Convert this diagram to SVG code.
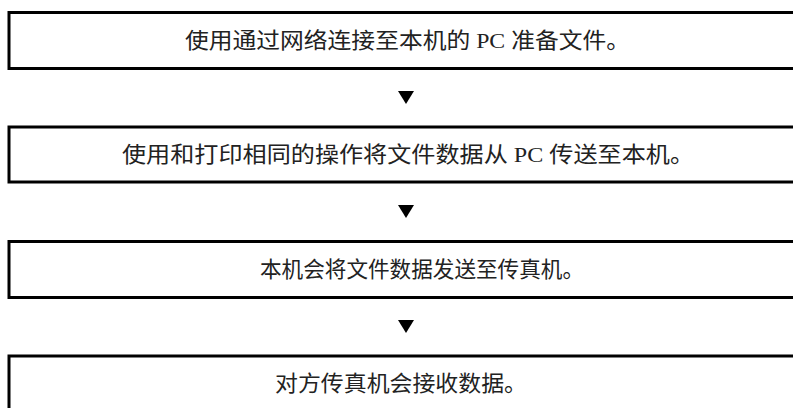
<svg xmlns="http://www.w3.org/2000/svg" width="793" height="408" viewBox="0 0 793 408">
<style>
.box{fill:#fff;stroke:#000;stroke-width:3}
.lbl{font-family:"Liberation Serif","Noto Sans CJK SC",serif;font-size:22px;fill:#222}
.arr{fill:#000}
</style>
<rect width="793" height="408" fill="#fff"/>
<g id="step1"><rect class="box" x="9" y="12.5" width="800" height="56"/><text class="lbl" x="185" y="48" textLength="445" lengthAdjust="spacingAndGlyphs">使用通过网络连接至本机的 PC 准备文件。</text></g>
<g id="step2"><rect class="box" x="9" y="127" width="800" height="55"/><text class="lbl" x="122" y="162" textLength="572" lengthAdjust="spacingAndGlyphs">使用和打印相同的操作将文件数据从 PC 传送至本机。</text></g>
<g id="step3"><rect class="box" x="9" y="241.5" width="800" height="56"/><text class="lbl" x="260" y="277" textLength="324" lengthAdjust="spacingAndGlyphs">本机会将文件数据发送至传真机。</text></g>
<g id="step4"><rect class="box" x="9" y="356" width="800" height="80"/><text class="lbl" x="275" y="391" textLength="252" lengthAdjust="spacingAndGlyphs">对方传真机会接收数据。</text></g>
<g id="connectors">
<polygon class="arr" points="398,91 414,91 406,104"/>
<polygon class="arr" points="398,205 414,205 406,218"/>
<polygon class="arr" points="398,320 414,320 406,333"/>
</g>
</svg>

_ _ _ _ _ _ _

■ Work to complete
With the pictures left out, transcribe the material exactly.

■ Worked solution
Convert this diagram to SVG code.
<svg xmlns="http://www.w3.org/2000/svg" width="793" height="408" viewBox="0 0 793 408">
<style>
.box{fill:#fff;stroke:#000;stroke-width:3}
.lbl{font-family:"Liberation Serif","Noto Sans CJK SC",serif;font-size:22px;fill:#222}
.arr{fill:#000}
</style>
<rect width="793" height="408" fill="#fff"/>
<g id="step1"><rect class="box" x="9" y="12.5" width="800" height="56"/><text class="lbl" x="185" y="48" textLength="445" lengthAdjust="spacingAndGlyphs">使用通过网络连接至本机的 PC 准备文件。</text></g>
<g id="step2"><rect class="box" x="9" y="127" width="800" height="55"/><text class="lbl" x="122" y="162" textLength="572" lengthAdjust="spacingAndGlyphs">使用和打印相同的操作将文件数据从 PC 传送至本机。</text></g>
<g id="step3"><rect class="box" x="9" y="241.5" width="800" height="56"/><text class="lbl" x="260" y="277" textLength="324" lengthAdjust="spacingAndGlyphs">本机会将文件数据发送至传真机。</text></g>
<g id="step4"><rect class="box" x="9" y="356" width="800" height="80"/><text class="lbl" x="275" y="391" textLength="252" lengthAdjust="spacingAndGlyphs">对方传真机会接收数据。</text></g>
<g id="connectors">
<polygon class="arr" points="398,91 414,91 406,104"/>
<polygon class="arr" points="398,205 414,205 406,218"/>
<polygon class="arr" points="398,320 414,320 406,333"/>
</g>
</svg>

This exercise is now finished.